A arbitragem, como exercício de cidadania, desempenha um papel fundamental na resolução de conflitos de maneira célere, qualificada e especializada, através da oportunização de que as partes envolvidas em um litígio tenham um papel ativo na escolha, de comum acordo, do árbitro, na seleção das regras de procedimento e na formulação da convenção de arbitragem. Tal fato empodera os cidadãos ao fazer com que eles influenciem diretamente o processo de resolução de disputas, bem diversamente do que ocorre com a jurisdição pública, através do Poder Judiciário, cujo julgador é posto pelo Estado e cujas regras também são pré-estabelecidas para todos pelo Estado.
Infelizmente, a arbitragem ainda é restrita a poucos, fruto do seu não suficientemente explicado altíssimo custo em território nacional. Ainda é apresentada, quando é apresentada, como matéria eletiva nas graduações de Direito, e o exame de ordem não a contempla satisfatoriamente.
O país permanece, assim, tendo o acesso à justiça, de forma massiva, sendo realizado pela porta do Poder Judiciário. As portas da negociação, da conciliação, da mediação, do disput board e da arbitragem, vêm objetivamente sendo negligenciadas.
A arbitragem, apesar de crescimento contínuo e consolidado, estando o Brasil em destaque mundial no uso da arbitragem, está muito longe de ser conhecida pela população e pelos advogados, e mais longe ainda de estar acessível e democratizada, via redução dos valores constantes das tabelas de custas das câmaras arbitrais existentes no país.
Não, a arbitragem não é “gourmet”. Não, a arbitragem não é “essencialmente elitizada”. Não, a arbitragem não é “apenas adequada para específicos litígios de alto valor e complexidade”. A arbitragem, segundo a lei vigente, aplica-se a direitos patrimoniais disponíveis e ponto. E, a lei tem a todos como destinatário e deve sim beneficiar a todos que possam pagar por uma jurisdição privada com inúmeras virtudes.

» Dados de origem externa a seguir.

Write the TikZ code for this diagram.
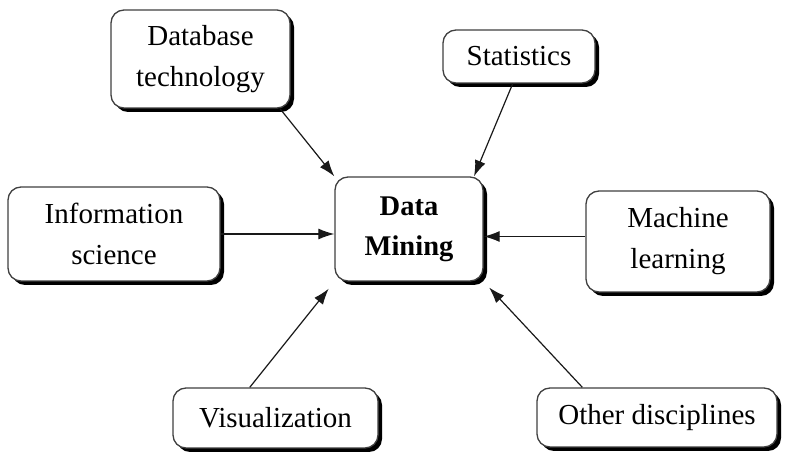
\documentclass[tikz,border=0pt]{standalone}
\usepackage{fontspec}
\setmainfont{Liberation Serif}
\usepackage{tikz}
\usetikzlibrary{shadows}
\usetikzlibrary{arrows.meta}

\begin{document}
\begin{tikzpicture}[x=1pt,y=1pt,
        box/.style={draw=black!75,line width=1.3pt,fill=white,rounded corners=13pt,
            align=center,inner sep=0pt,font=\fontsize{29}{41}\selectfont,
            drop shadow={shadow xshift=4pt,shadow yshift=-4pt,opacity=1,fill=black}},
        arr/.style={draw=black!90,line width=1.2pt,-{Latex[length=16pt,width=11pt]}}]
        \useasboundingbox (0,0) rectangle (785,455);

        \node[box,minimum width=148pt,minimum height=104pt,font=\fontsize{28.5}{40}\selectfont\bfseries] (dm) at (409,226) {Data\\Mining};
        \node[box,minimum width=179pt,minimum height=98pt] (db) at (200.5,396) {Database\\technology};
        \node[box,minimum width=152pt,minimum height=53pt] (stat) at (519,398.5) {Statistics};
        \node[box,minimum width=212pt,minimum height=94pt] (info) at (114,221) {Information\\science};
        \node[box,minimum width=184pt,minimum height=101pt] (ml) at (678,213.5) {Machine\\learning};
        \node[box,minimum width=205pt,minimum height=60pt] (vis) at (275.5,37) {Visualization};
        \node[box,minimum width=240pt,minimum height=59pt] (oth) at (657,37.5) {Other disciplines};

        % arrows into the centre box
        \draw[arr] (db.-32) -- (dm.north west);
        \draw[arr] (stat.-103) -- (dm.39);
        \draw[arr] (info.east) -- (info.east -| dm.west);
        \draw[arr] ([yshift=5pt]ml.west) -- ([yshift=5pt]ml.west -| dm.east);
        \draw[arr,shorten >=9pt] (vis.130) -- (dm.south west);
        \draw[arr,shorten >=8pt] (oth.158) -- (dm.south east);
    \end{tikzpicture}
\end{document}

Ao se elitizar, na prática, o instituo, se coloca esse meio adequado de solução de conflitos em crise, pois a vinda longa e a oxigenação de todo instituto, se dá com a sua disseminação, com o seu estudo e com a sua prática.
Ainda assim, a arbitragem bateu recorde com bilhões de reais em disputa no país. Conforme estudo da professora Selma Lemes, a maioria dos conflitos envolve questões societárias, de energia, de construção civil e também trabalhista. Em 2005, existiam apenas 21 processos arbitrais, que envolviam R$ 247 mil. Uma década depois, em 2015, foram contabilizados 222 novos casos, somando R$ 10,7 bilhões. Já, em 2021 e 2022, foram registrados 658 novos procedimentos, em um total de R$ 95 bilhões.
Todo esse mais recente volume dos últimos anos fez com que as câmaras atingissem marcas também recordes de casos em andamento e tivessem que ampliar toda a sua estrutura. Nesse sentido, no ano 2021, tramitaram 1.047 procedimentos. Já, ao fim do ano de 2022, segundo a pesquisa da festejada Selma Lemes, estavam em tramitação 1.116 procedimentos, o que representa uma alta de quase 7% em relação ao ano anterior.
Somente as agências reguladoras são parte em 22 casos, que, juntos, somam mais de R$ 500 bilhões, segundo dados da Advocacia-Geral da União (AGU).
Apesar de todo esse recorde, apenas como comparação, tramitam na jurisdição estatal, via Poder Judiciário, segundo o Conselho Nacional de Justiça (CNJ), aproximadamente 100 milhões de processos judiciais.
Portanto, como meio de consolidar a cidadania em nosso país, necessária cada vez mais informação e aculturamento à sociedade quanto ao uso dos métodos adequados de pacificação de conflitos, dentre eles, a arbitragem. Carece, deste modo, a formação da cultura do estudo e uso da arbitragem como ferramenta adequada para solução de litígios de forma especializada, célere e segura, visando à entrega de um serviço útil e eficiente às partes litigantes.